Special to WorldTribune.com
By John J. Metzler, September 29, 2024
Powerful thunderclaps from the Middle East, Ukraine and Sudan rumbled as a dire greeting to the opening UN General Assembly session in New York. Winds from ongoing but unresolved humanitarian crises the world over from Sudan to Syria and Somalia swirled. And a nervous atmosphere of widening conflicts, some still yet to happen, settled over assembled delegates.
In a gloomy but prescient opening address to the opening 79th annual Assembly, UN Secretary General Antonio Guterres stated, “Our world is in a whirlwind…. Wars rage with no clue how they will end. Nuclear posturing and new weapons cast a dark shadow.”
He stresses, “We are heading towards the unimaginable, a powder keg that risks engulfing the world.”

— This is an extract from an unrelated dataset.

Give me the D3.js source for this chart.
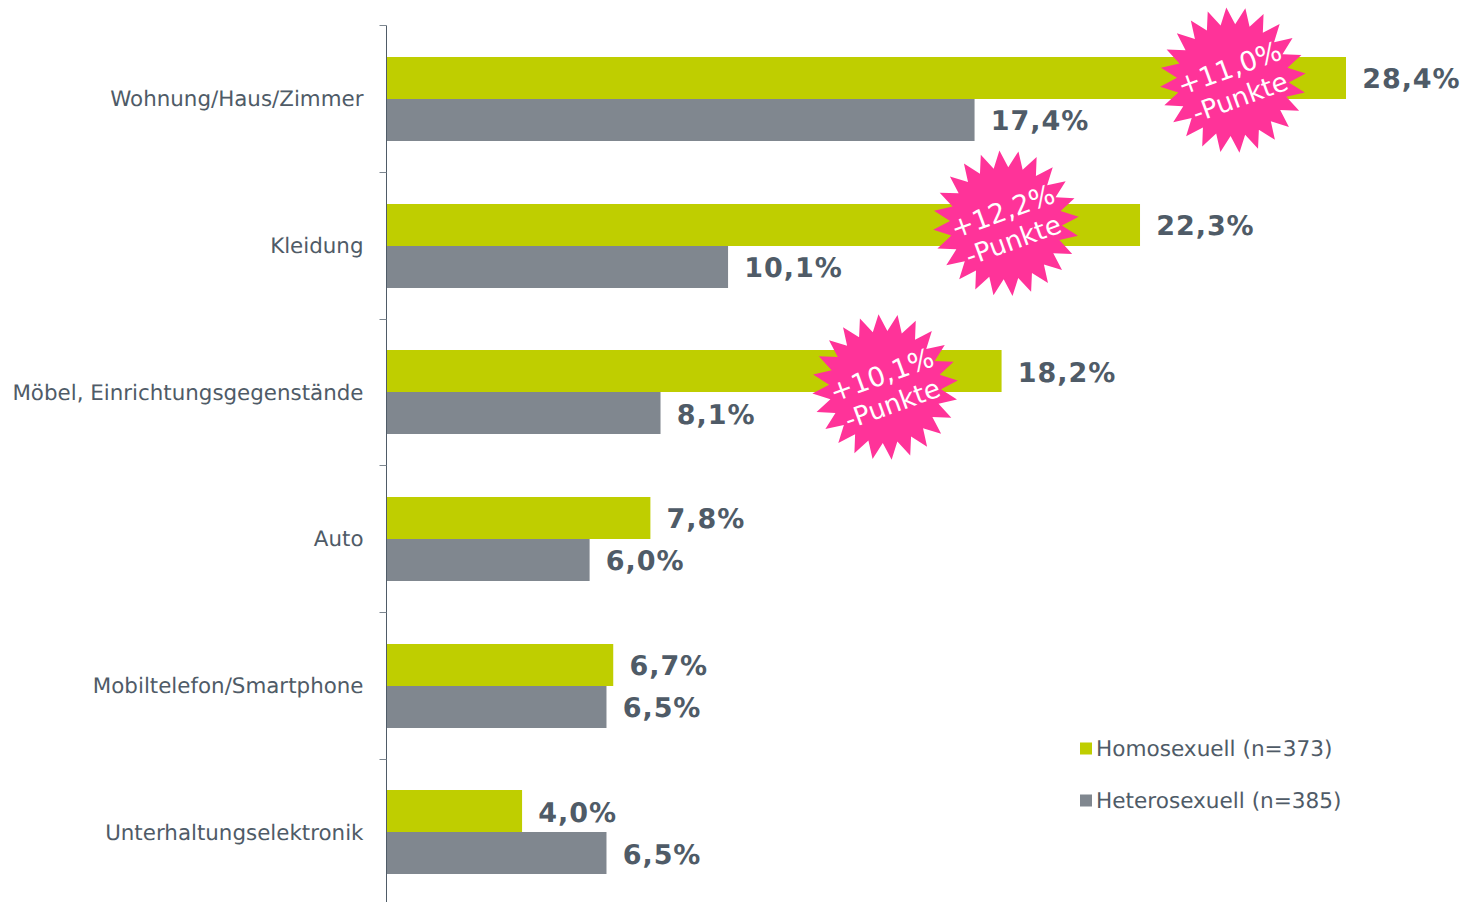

If current world events were described in a political thriller the plot would be considered too far-fetched. But we are now living it! Add this to the contentious backdrop of an American presidential election campaign where the opposition candidate has been threatened with arrest and has faced two assassination attempts.
Usually opening UN sessions are a time of forced optimism and at least reserved hope. But these words from the UN chief are somber, sober and probably a little more realistic than we would wish to hear. Still the myriad of calamities from an expanded Gaza war, to exploding new fighting on the Lebanon/Israel frontier, to the grinding conflict in Ukraine set the stage.
The General Debate of speakers hosted calls for peace but have offered few solutions. U.S. President Joe Biden, in a political swan-song address offered the usual platitudes about political inflection points and mixed with a loopy autobiography of his career. There was painfully no mention of human rights in places like China or Iran. There was no talk of North Korea’s nuclear menace. Indeed, Biden offered no concrete plans for the future or solutions reflecting perhaps less his own vision than his Administration’s maladroit foreign policy.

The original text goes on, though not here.